Он почти не смотрел на нее, отвечал односложно, и ему нестерпимо хотелось, чтобы она поскорее ушла. Правды ради, она не задержалась. Но все-таки заставила его поесть:
– Нет, Алексей Петрович! Вы обязательно поешьте при мне, знаю я вас! Вот, винегрет я оставила в холодильнике, а он пропал! Вам же сложно до него доскакать. А медсестру звать не будете – постесняетесь, правильно?
И он послушно жевал – пирожки с капустой, салат витаминный, оладушки с яблоком. Она так и сказала – «оладушки». Она что-то рассказывала ему про новую работу, но он особенно не слушал – неинтересно, да и не до чего, такое поганое настроение. Уловил только, что работа нашлась, кажется, тьфу-тьфу, не сглазить! Хорошие люди, семейная пара – муж и жена. Она совсем лежачая, он ничего, до туалета доходит. Точнее, доползает.
– Ну там, конечно, все – уборка, готовка, уход, магазины, – рассказывала Нина, ловко убирая пустую посуду и подсовывая ему очередную плошку с едой, – трудно, что говорить. Два человека – это вам не один. Но люди хорошие, это же главное, правда?
– Хорошая баба! – прокомментировал чернявый, которого звали Валериком, когда Нина ушла.
К нему, кстати, ходили две девушки, параллельно.
– Жена и любовница, – гордо объяснил он.
– А зачем? – удивился Лагутин. – Хлопотно ведь, разве нет?

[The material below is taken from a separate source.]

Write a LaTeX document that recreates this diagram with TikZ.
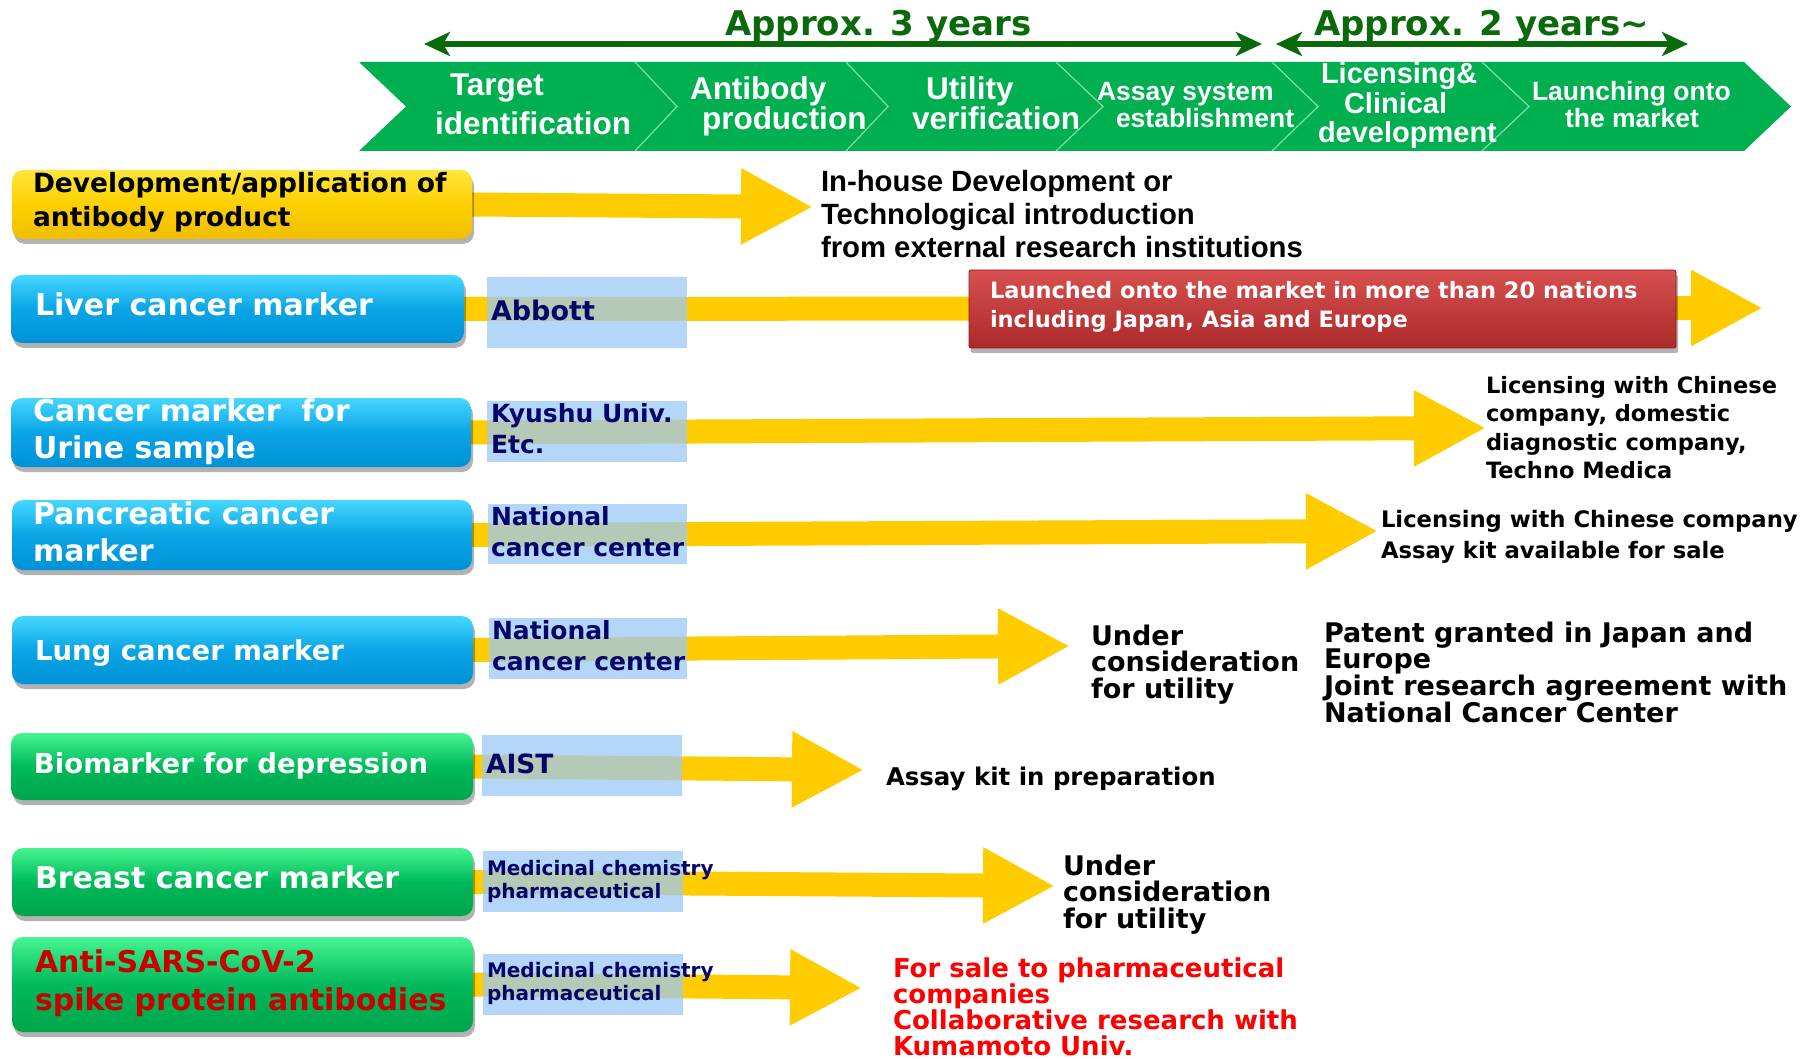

– Хлопотно, – подтвердил Валерик. – А что делать? И ту люблю, и эта нравится. Вот такая у меня, брат, беда. – Он погрустнел. – Чё делать-то, а? Не посоветуешь, брат? Запутался я. С женой у нас дочка. А у той своя. Боюсь я чужих детей, если честно. Раздражать будет. Меня и своя раздражает. Выбешивает прям! Как заскулит: «Папа, папа!»
«Раздражает, – с тоской подумал Лагутин. – А если не видеть своего ребенка тысячу лет? А если твой ребенок чужого дядю называет папой? Посмотрел бы я на него. Хотя что на него смотреть? С ним и так все понятно».
Кстати, и жена, и любовница Валерика были «одинаковы с лица» – обе полные блондинки с густо накрашенными лицами и невероятным начесом. Можно и перепутать.